New in version 1.63 (March 3rd 2010)
3D Medusa and much improved forcing chains. A new system of symbolising chains.

New in version 1.50 (May 25th 2008)
I have added a grading button to this solver. Many people have asked for a grade check to see if their puzzles are accurately graded. Note that different publishers will have very different methods of grading, some good, some poor. For more information on my grading I have a paper on this topic.
Detection of X-Cycles has been improved, thanks to Thomas Kimble for the examples. Other minor accumulated improvements as well.

Use Clear to empty the board before entering your own puzzle. Save will remember the current state of the board so you can Re-load it again (even if you close your browser - you must allow cookie for this to work). Re-Start applies only to the example puzzles in the list. The current list contains an example puzzle that tests each strategy.

Take Step first displays the possibles or candidates for each unknown cell. These are the numbers that do not contradict any known or solved square. Once these are displayed Take Step will step through other tests and then loop until it can go no further. The first few tests are the most productive and the solver will often loop between them. If any are successful and the board is changed in any way it will go back to the start and "Check for Solved Squares". The reason for this step is to make it easier to spot what's changed. Many of the strategies have knock-on effects which mean that they can't be run back-to-back - it's essential that we return to the basic steps. We go back because we want the easiest solve route.

> The first seven tests are the simplest and are required for any sudoku. After that you are allowed to choose which strategies the solver will use. Tick and un-tick the check boxes.

> The order of these advanced strategies - and my inclusion of them in categories 'tough', 'diabolical' and 'extreme' are my personal choice after close study and are roughly in order of complexity. While the logic is different for each you should be aware that there is considerable overlap in their power to solve in certain situations. For example, X-Cycles are a subset of Alternating Inference Chains. If you turn off X-Cycles the same elimination might turn up under AICs. Since March 2010 I have re-worked most chaining strategies to find the best and shortest chains - not necessarily the first one it happens to find. More about what 'best' will be posted as a document.
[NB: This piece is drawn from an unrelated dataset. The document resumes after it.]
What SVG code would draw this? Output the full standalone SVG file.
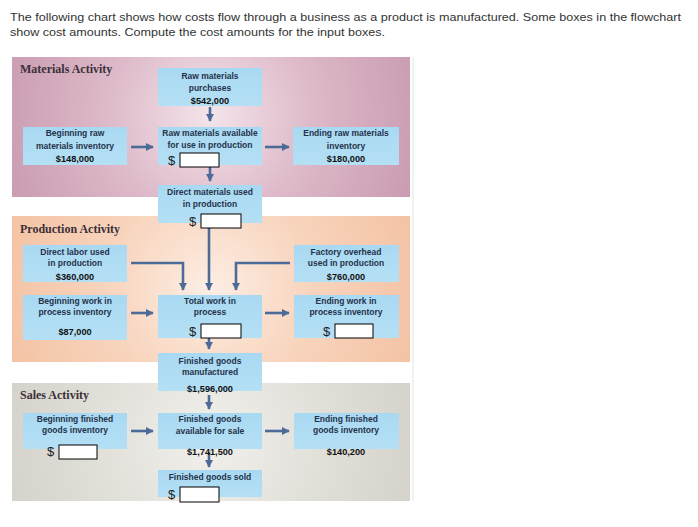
<svg xmlns="http://www.w3.org/2000/svg" width="698" height="527" viewBox="0 0 698 527">
<style>
.hdr{font-family:"Liberation Sans",Arial,sans-serif;font-size:11.5px;fill:#333}
.ttl{font-family:"Liberation Serif","Times New Roman",serif;font-weight:bold;font-size:12px;fill:#3b3038}
.box{fill:url(#boxg)}
.lb{font-family:"Liberation Sans",Arial,sans-serif;font-weight:bold;font-size:8.5px;fill:#25324a;text-anchor:middle}
.amt{font-family:"Liberation Sans",Arial,sans-serif;font-weight:bold;font-size:9.2px;fill:#111;text-anchor:middle}
.dol{font-family:"Liberation Sans",Arial,sans-serif;font-size:13px;fill:#222}
.inp{fill:#fff;stroke:#000;stroke-width:1}
.conn{stroke:#4d6b98;stroke-width:2.6;fill:none}
</style>
<defs>
<linearGradient id="boxg" x1="0" y1="0" x2="0" y2="1">
<stop offset="0" stop-color="#a9d9f2"/>
<stop offset="1" stop-color="#b4e0f5"/>
</linearGradient>
<radialGradient id="matg" cx="210" cy="115" r="230" gradientUnits="userSpaceOnUse">
<stop offset="0" stop-color="#f4e4ea"/>
<stop offset="0.45" stop-color="#ddb9c9"/>
<stop offset="1" stop-color="#c798ae"/>
</radialGradient>
<radialGradient id="prodg" cx="210" cy="290" r="230" gradientUnits="userSpaceOnUse">
<stop offset="0" stop-color="#fdeee4"/>
<stop offset="0.45" stop-color="#f8d4bd"/>
<stop offset="1" stop-color="#f3c0a0"/>
</radialGradient>
<radialGradient id="salg" cx="210" cy="440" r="230" gradientUnits="userSpaceOnUse">
<stop offset="0" stop-color="#f1f0ec"/>
<stop offset="0.5" stop-color="#e0dfd8"/>
<stop offset="1" stop-color="#d2d0c8"/>
</radialGradient>
<marker id="ah" viewBox="0 0 10 10" refX="9" refY="5" markerWidth="3.2" markerHeight="3.2" orient="auto" markerUnits="strokeWidth">
<path d="M0,0 L10,5 L0,10 z" fill="#4d6b98"/>
</marker>
</defs>
<rect width="698" height="527" fill="#fff"/>
<text class="hdr" x="10" y="21" textLength="671" lengthAdjust="spacingAndGlyphs">The following chart shows how costs flow through a business as a product is manufactured. Some boxes in the flowchart</text>
<text class="hdr" x="10" y="36" textLength="375" lengthAdjust="spacingAndGlyphs">show cost amounts. Compute the cost amounts for the input boxes.</text>

<g id="panels">
<rect x="12" y="57" width="398" height="140" fill="url(#matg)"/>
<rect x="12" y="216" width="398" height="146" fill="url(#prodg)"/>
<rect x="12" y="383" width="398" height="118" fill="url(#salg)"/>
<line x1="413" y1="57" x2="413" y2="501" stroke="#e4e4e4" stroke-width="1"/>
<text class="ttl" x="20" y="73">Materials Activity</text>
<text class="ttl" x="20" y="233">Production Activity</text>
<text class="ttl" x="20" y="399">Sales Activity</text>
</g>

<g id="connectors">
<line class="conn" x1="210" y1="107" x2="210" y2="121" marker-end="url(#ah)"/>
<line class="conn" x1="131" y1="147" x2="153" y2="147" marker-end="url(#ah)"/>
<line class="conn" x1="265" y1="147" x2="289" y2="147" marker-end="url(#ah)"/>
<line class="conn" x1="210" y1="167" x2="210" y2="181" marker-end="url(#ah)"/>
<polyline class="conn" points="131,263 183,263 183,290" marker-end="url(#ah)"/>
<line class="conn" x1="209" y1="228" x2="209" y2="290" marker-end="url(#ah)"/>
<polyline class="conn" points="290,263 236,263 236,290" marker-end="url(#ah)"/>
<line class="conn" x1="131" y1="313" x2="153" y2="313" marker-end="url(#ah)"/>
<line class="conn" x1="265" y1="313" x2="289" y2="313" marker-end="url(#ah)"/>
<line class="conn" x1="209" y1="338" x2="209" y2="349" marker-end="url(#ah)"/>
<line class="conn" x1="209" y1="395" x2="209" y2="409" marker-end="url(#ah)"/>
<line class="conn" x1="131" y1="431" x2="153" y2="431" marker-end="url(#ah)"/>
<line class="conn" x1="265" y1="431" x2="289" y2="431" marker-end="url(#ah)"/>
<line class="conn" x1="209" y1="452" x2="209" y2="467" marker-end="url(#ah)"/>
</g>

<g id="raw-materials-purchases">
<rect class="box" x="158" y="68" width="104" height="38"/>
<text class="lb" x="210" y="79">Raw materials</text>
<text class="lb" x="210" y="91">purchases</text>
<text class="amt" x="210" y="104">$542,000</text>
</g>
<g id="beginning-raw-materials">
<rect class="box" x="23" y="127" width="104" height="38"/>
<text class="lb" x="75" y="136">Beginning raw</text>
<text class="lb" x="75" y="149">materials inventory</text>
<text class="amt" x="75" y="162">$148,000</text>
</g>
<g id="raw-materials-available">
<rect class="box" x="158" y="127" width="104" height="38"/>
<text class="lb" x="210" y="136">Raw materials available</text>
<text class="lb" x="210" y="148">for use in production</text>
<text class="dol" x="168" y="165">$</text>
<rect class="inp" x="180" y="153" width="39" height="14"/>
</g>
<g id="ending-raw-materials">
<rect class="box" x="293" y="127" width="106" height="38"/>
<text class="lb" x="346" y="136">Ending raw materials</text>
<text class="lb" x="346" y="149">inventory</text>
<text class="amt" x="346" y="162">$180,000</text>
</g>
<g id="direct-materials-used">
<rect class="box" x="158" y="185" width="104" height="38"/>
<text class="lb" x="210" y="195">Direct materials used</text>
<text class="lb" x="210" y="207">in production</text>
<text class="dol" x="189" y="226">$</text>
<rect class="inp" x="201" y="214" width="40" height="14"/>
</g>

<g id="direct-labor">
<rect class="box" x="23" y="245" width="104" height="37"/>
<text class="lb" x="75" y="255">Direct labor used</text>
<text class="lb" x="75" y="266">in production</text>
<text class="amt" x="75" y="280">$360,000</text>
</g>
<g id="factory-overhead">
<rect class="box" x="294" y="245" width="105" height="37"/>
<text class="lb" x="346" y="255">Factory overhead</text>
<text class="lb" x="346" y="266">used in production</text>
<text class="amt" x="346" y="280">$760,000</text>
</g>
<g id="beginning-wip">
<rect class="box" x="23" y="295" width="104" height="45"/>
<text class="lb" x="75" y="304">Beginning work in</text>
<text class="lb" x="75" y="315">process inventory</text>
<text class="amt" x="75" y="335">$87,000</text>
</g>
<g id="total-wip">
<rect class="box" x="158" y="295" width="104" height="43"/>
<text class="lb" x="210" y="304">Total work in</text>
<text class="lb" x="210" y="315">process</text>
<text class="dol" x="189" y="336">$</text>
<rect class="inp" x="201" y="324" width="40" height="14"/>
</g>
<g id="ending-wip">
<rect class="box" x="294" y="295" width="105" height="43"/>
<text class="lb" x="346" y="304">Ending work in</text>
<text class="lb" x="346" y="315">process inventory</text>
<text class="dol" x="323" y="336">$</text>
<rect class="inp" x="335" y="324" width="38" height="14"/>
</g>
<g id="finished-goods-manufactured">
<rect class="box" x="158" y="353" width="104" height="38"/>
<text class="lb" x="210" y="364">Finished goods</text>
<text class="lb" x="210" y="375">manufactured</text>
<text class="amt" x="210" y="392">$1,596,000</text>
</g>

<g id="beginning-finished-goods">
<rect class="box" x="23" y="413" width="104" height="36"/>
<text class="lb" x="75" y="422">Beginning finished</text>
<text class="lb" x="75" y="433">goods inventory</text>
<text class="dol" x="47" y="456">$</text>
<rect class="inp" x="59" y="445" width="38" height="14"/>
</g>
<g id="finished-goods-available">
<rect class="box" x="158" y="413" width="104" height="36"/>
<text class="lb" x="210" y="422">Finished goods</text>
<text class="lb" x="210" y="434">available for sale</text>
<text class="amt" x="210" y="455">$1,741,500</text>
</g>
<g id="ending-finished-goods">
<rect class="box" x="294" y="413" width="105" height="36"/>
<text class="lb" x="346" y="422">Ending finished</text>
<text class="lb" x="346" y="433">goods inventory</text>
<text class="amt" x="346" y="455">$140,200</text>
</g>
<g id="finished-goods-sold">
<rect class="box" x="158" y="470" width="104" height="27"/>
<text class="lb" x="210" y="480">Finished goods sold</text>
<text class="dol" x="168" y="499">$</text>
<rect class="inp" x="180" y="487" width="39" height="15"/>
</g>
</svg>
> All strategies in the list have links to documentation, but its worth describing what the first tests do:

• Show Possibles: For each unknown square we eliminate all possibles where those numbers are known in each row, column and box. This may reveal a single candidate in which case we have a solution for that cell.
  
• Test 1: If a possible number occurs once in a row or column we can eliminate other candidates and make this the solution to the square.
  
• Test 2: If a possible number occurs once in a box (3 by 3 cell) we can eliminate other candidates and make this the solution to the square. Same test as Test 1 but for boxes.
  
• Test 3: In this test we check for 'naked' Pairs and Triples. For example, if we have two pairs, eg 3-4 and 3-4 in the same row, column or box, then both 3 and 4 must occupy those squares (in what ever order). 3 and 4 can then be eliminated from the rest of the row, column or box.
  
• Test 4: This test is for Hidden Pairs, Hidden Triples
• Test 5: Naked and Hidden Quads - much rarer but simply extends Pairs and Triples.
• Test 6: See pointing pairs and triples for a full explanation. This test help us eliminate numbers in rows and columns outside the box.
  
• Test 7: Box/Line Reduction. We check the box against the rows and columns that intersect it for each number.